* _Direction_:
Copy the material that follows word for word and omit its pictures.

* _Data_:
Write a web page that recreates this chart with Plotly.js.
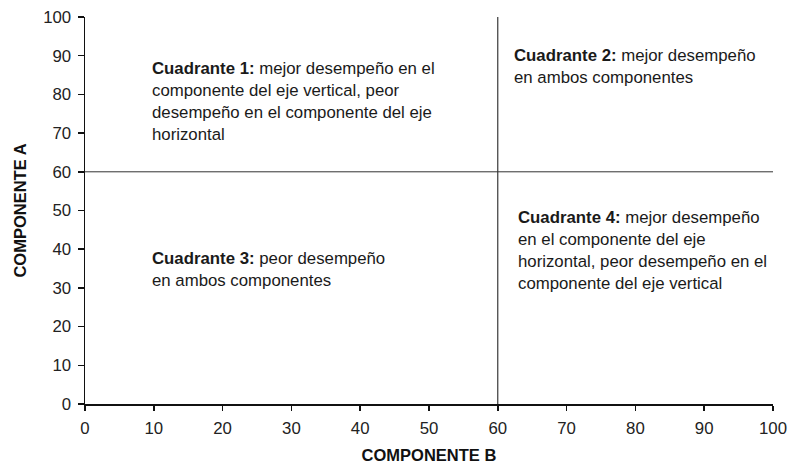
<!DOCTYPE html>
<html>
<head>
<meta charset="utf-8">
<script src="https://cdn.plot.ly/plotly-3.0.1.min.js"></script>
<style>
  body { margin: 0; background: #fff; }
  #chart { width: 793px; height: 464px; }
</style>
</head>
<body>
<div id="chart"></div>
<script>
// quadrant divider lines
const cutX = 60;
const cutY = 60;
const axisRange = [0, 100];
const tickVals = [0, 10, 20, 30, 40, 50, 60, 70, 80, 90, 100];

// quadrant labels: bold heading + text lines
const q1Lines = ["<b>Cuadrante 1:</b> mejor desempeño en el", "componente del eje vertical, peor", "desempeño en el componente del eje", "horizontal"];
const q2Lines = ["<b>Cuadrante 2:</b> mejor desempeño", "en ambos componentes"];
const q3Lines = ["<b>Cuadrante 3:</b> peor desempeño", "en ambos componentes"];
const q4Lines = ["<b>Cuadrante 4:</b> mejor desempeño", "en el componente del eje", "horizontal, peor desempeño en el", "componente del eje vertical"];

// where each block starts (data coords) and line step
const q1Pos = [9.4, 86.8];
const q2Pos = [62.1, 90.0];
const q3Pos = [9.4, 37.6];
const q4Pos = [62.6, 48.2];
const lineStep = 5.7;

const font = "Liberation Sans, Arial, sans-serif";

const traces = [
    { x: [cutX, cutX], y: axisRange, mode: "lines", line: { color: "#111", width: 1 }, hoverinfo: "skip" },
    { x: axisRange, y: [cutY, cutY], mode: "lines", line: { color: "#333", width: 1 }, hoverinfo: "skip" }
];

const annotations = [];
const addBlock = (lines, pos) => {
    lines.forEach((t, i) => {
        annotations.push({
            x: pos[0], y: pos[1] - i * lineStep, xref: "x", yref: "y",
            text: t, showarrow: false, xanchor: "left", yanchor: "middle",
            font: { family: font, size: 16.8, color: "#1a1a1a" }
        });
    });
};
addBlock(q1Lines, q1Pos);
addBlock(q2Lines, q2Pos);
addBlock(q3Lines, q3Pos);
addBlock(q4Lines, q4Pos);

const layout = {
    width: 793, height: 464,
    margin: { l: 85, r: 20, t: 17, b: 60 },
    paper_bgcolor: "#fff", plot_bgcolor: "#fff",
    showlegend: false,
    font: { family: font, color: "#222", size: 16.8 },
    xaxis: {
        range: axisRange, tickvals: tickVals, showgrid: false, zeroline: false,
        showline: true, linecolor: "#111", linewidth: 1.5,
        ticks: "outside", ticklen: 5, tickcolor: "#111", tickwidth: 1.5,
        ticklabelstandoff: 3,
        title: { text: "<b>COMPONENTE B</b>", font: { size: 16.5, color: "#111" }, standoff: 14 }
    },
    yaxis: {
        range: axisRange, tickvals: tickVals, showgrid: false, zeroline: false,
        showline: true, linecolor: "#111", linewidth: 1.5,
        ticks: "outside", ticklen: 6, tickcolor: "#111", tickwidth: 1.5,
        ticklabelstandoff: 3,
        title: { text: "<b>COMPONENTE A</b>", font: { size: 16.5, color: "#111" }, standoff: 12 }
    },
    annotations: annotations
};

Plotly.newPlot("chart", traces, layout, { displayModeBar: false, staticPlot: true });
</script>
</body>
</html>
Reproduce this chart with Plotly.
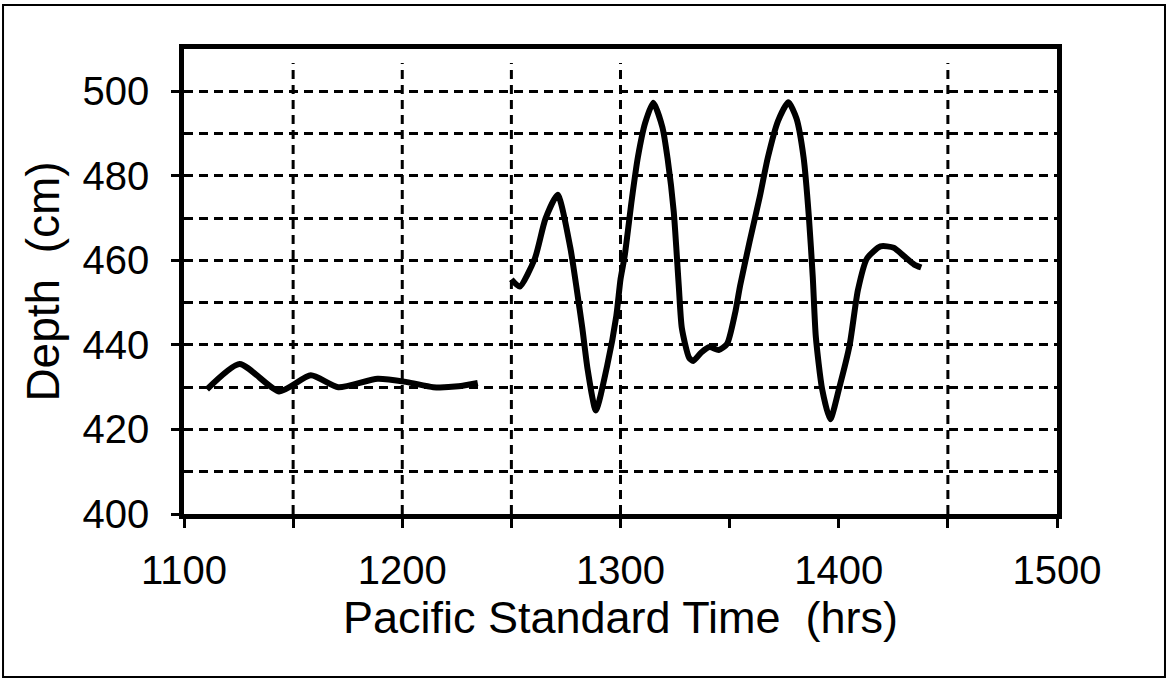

* _Task output_:
Write a web page that recreates this chart with Plotly.js.
<!DOCTYPE html>
<html>
<head>
<meta charset="utf-8">
<script src="https://cdn.plot.ly/plotly-3.0.1.min.js"></script>
<style>
  body { margin: 0; background: #fff; }
  #chart { width: 793px; height: 464px; }
</style>
</head>
<body>
<div id="chart"></div>
<script>
// quadrant divider lines
const cutX = 60;
const cutY = 60;
const axisRange = [0, 100];
const tickVals = [0, 10, 20, 30, 40, 50, 60, 70, 80, 90, 100];

// quadrant labels: bold heading + text lines
const q1Lines = ["<b>Cuadrante 1:</b> mejor desempeño en el", "componente del eje vertical, peor", "desempeño en el componente del eje", "horizontal"];
const q2Lines = ["<b>Cuadrante 2:</b> mejor desempeño", "en ambos componentes"];
const q3Lines = ["<b>Cuadrante 3:</b> peor desempeño", "en ambos componentes"];
const q4Lines = ["<b>Cuadrante 4:</b> mejor desempeño", "en el componente del eje", "horizontal, peor desempeño en el", "componente del eje vertical"];

// where each block starts (data coords) and line step
const q1Pos = [9.4, 86.8];
const q2Pos = [62.1, 90.0];
const q3Pos = [9.4, 37.6];
const q4Pos = [62.6, 48.2];
const lineStep = 5.7;

const font = "Liberation Sans, Arial, sans-serif";

const traces = [
    { x: [cutX, cutX], y: axisRange, mode: "lines", line: { color: "#111", width: 1 }, hoverinfo: "skip" },
    { x: axisRange, y: [cutY, cutY], mode: "lines", line: { color: "#333", width: 1 }, hoverinfo: "skip" }
];

const annotations = [];
const addBlock = (lines, pos) => {
    lines.forEach((t, i) => {
        annotations.push({
            x: pos[0], y: pos[1] - i * lineStep, xref: "x", yref: "y",
            text: t, showarrow: false, xanchor: "left", yanchor: "middle",
            font: { family: font, size: 16.8, color: "#1a1a1a" }
        });
    });
};
addBlock(q1Lines, q1Pos);
addBlock(q2Lines, q2Pos);
addBlock(q3Lines, q3Pos);
addBlock(q4Lines, q4Pos);

const layout = {
    width: 793, height: 464,
    margin: { l: 85, r: 20, t: 17, b: 60 },
    paper_bgcolor: "#fff", plot_bgcolor: "#fff",
    showlegend: false,
    font: { family: font, color: "#222", size: 16.8 },
    xaxis: {
        range: axisRange, tickvals: tickVals, showgrid: false, zeroline: false,
        showline: true, linecolor: "#111", linewidth: 1.5,
        ticks: "outside", ticklen: 5, tickcolor: "#111", tickwidth: 1.5,
        ticklabelstandoff: 3,
        title: { text: "<b>COMPONENTE B</b>", font: { size: 16.5, color: "#111" }, standoff: 14 }
    },
    yaxis: {
        range: axisRange, tickvals: tickVals, showgrid: false, zeroline: false,
        showline: true, linecolor: "#111", linewidth: 1.5,
        ticks: "outside", ticklen: 6, tickcolor: "#111", tickwidth: 1.5,
        ticklabelstandoff: 3,
        title: { text: "<b>COMPONENTE A</b>", font: { size: 16.5, color: "#111" }, standoff: 12 }
    },
    annotations: annotations
};

Plotly.newPlot("chart", traces, layout, { displayModeBar: false, staticPlot: true });
</script>
</body>
</html>
Reproduce this chart with Plotly.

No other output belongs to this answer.